Tech Stocks Springing Forward in Fall

Bank technology stocks ended mixed for the week, continuing a two-week run in which the sector has bounced back from its dreary summer performance.

Analysts attributed the mini-rally in part to favorable analyst reports. Bank technology companies receiving Wall Street plaudits in the last few weeks include First Data Corp., DST Systems Inc., and First USA Paymentech.

Also boosting the shares of credit card processors' was the Federal Reserve's decision to hold interest rates in check.

Edwin C. Ciskowski, an analyst at Milwaukee-based Cleary, Gull, Reiland & McDevitt Inc., said the recent technology stocks news is part of a trend in which the market either loves them or hates them.

He said investors are doing a "genuine reevaluation of who are the real players and who's making money."

Mickey Levy, chief economist of NationsBank Capital Markets, said the general technology upswing "may just be one of your ongoing sector rotations that are very difficulty to predict."

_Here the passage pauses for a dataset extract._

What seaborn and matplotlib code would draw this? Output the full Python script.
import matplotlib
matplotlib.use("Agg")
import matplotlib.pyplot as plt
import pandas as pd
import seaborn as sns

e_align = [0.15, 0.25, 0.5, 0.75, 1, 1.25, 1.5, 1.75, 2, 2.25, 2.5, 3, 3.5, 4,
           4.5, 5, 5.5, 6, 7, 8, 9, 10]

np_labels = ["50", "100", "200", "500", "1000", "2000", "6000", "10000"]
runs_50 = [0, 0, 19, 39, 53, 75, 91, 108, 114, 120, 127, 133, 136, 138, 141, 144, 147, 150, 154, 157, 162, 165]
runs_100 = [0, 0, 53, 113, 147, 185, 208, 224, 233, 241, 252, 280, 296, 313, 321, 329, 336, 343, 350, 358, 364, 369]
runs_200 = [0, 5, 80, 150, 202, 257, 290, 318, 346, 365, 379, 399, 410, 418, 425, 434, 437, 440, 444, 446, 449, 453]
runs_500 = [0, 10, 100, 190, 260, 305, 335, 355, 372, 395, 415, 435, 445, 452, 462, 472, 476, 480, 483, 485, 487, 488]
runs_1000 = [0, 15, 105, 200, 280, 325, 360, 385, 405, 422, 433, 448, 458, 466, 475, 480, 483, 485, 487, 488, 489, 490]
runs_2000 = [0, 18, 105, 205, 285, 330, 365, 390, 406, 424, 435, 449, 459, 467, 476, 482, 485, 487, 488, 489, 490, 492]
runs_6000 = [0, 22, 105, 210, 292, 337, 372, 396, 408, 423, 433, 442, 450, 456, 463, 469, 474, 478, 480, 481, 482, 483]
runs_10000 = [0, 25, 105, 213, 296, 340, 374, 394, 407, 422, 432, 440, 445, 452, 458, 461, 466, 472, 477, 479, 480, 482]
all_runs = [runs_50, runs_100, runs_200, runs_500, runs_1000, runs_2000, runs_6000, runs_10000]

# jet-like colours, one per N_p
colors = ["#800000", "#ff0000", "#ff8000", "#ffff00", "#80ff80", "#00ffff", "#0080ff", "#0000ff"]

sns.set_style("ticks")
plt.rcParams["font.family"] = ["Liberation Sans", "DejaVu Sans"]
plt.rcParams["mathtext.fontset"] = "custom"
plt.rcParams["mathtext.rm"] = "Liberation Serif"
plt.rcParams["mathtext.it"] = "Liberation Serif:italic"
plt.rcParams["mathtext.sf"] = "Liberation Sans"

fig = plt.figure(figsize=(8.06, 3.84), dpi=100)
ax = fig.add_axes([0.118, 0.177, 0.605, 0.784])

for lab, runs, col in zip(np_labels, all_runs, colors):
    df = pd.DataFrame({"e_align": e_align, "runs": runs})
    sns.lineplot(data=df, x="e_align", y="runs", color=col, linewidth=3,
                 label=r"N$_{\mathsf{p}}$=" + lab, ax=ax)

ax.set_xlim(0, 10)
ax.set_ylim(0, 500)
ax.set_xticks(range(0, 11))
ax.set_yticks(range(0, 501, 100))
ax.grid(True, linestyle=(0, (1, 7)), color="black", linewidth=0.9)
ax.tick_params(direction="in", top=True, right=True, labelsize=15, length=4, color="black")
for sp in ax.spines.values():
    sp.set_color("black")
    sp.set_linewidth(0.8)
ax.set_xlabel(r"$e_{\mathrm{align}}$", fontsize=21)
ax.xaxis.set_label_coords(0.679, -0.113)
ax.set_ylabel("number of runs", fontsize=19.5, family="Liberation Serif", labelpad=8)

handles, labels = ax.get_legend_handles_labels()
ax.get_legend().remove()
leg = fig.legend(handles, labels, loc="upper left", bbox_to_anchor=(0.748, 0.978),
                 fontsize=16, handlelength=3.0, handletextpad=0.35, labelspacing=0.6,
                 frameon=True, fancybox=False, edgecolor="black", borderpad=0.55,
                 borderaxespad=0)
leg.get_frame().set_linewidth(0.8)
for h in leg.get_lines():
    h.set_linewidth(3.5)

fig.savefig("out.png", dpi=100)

"Nobody knows what precipitated it or how long it will last," he said.

For the week, technology stocks in general performed better than the overall market. Goldman Sachs & Co.'s composite index of U.S.-traded technology companies, which lists many bank suppliers, edged up 0.24% for the week, closing Friday at 107.49 points.

The Nasdaq composite was up 10.41 point for the week, closing at 1,230.06. The Dow Jones industrial average ended down 15.54 points for the week, closing at 5,872.92.

In news affecting bank technology companies, First Data's stock climbed after Merrill Lynch & Co. analyst Stephen McClellan hailed it as a well- kept secret whose shares could hit $100 soon.

Its stock was up $1.875 for the week, closing at $81.375.

First Data, a Hackensack, N.J.-based processor of credit card transactions, recently approved a two-for-one stock split to bring the price of its shares close to the median price of stocks on the New York Stock Exchange.

First Data also announced it will spend $67 million to open a second data center in Chandler, Ariz. Company officials said its data processing site in Omaha is nearing its capacity.

Mark Wolfenberger, analyst at Deutsche Morgan Grenfell, New York, said First Data and other firms, including Transaction Systems Architects Inc. and HNC Corp., will be "the big winners in this move toward a cashless society."

"With those companies, you own the middle of the transaction stream," he said.

Transactions Systems Architect's stock rose 48% in two weeks.

The company sells transaction processing software to banks through Applied Communications Inc., its main business unit.

In the last few weeks, the company has issued several pieces of news. It struck a deal with Nestor Inc. in Providence, R.I., to use its credit card risk management software, and it also agreed to acquire Open systems Solutions Inc., a credit and debit card processor based in Clearwater, Fla.

Transactions Systems' stock was up $9.375 for the week, closing Friday at $44.875.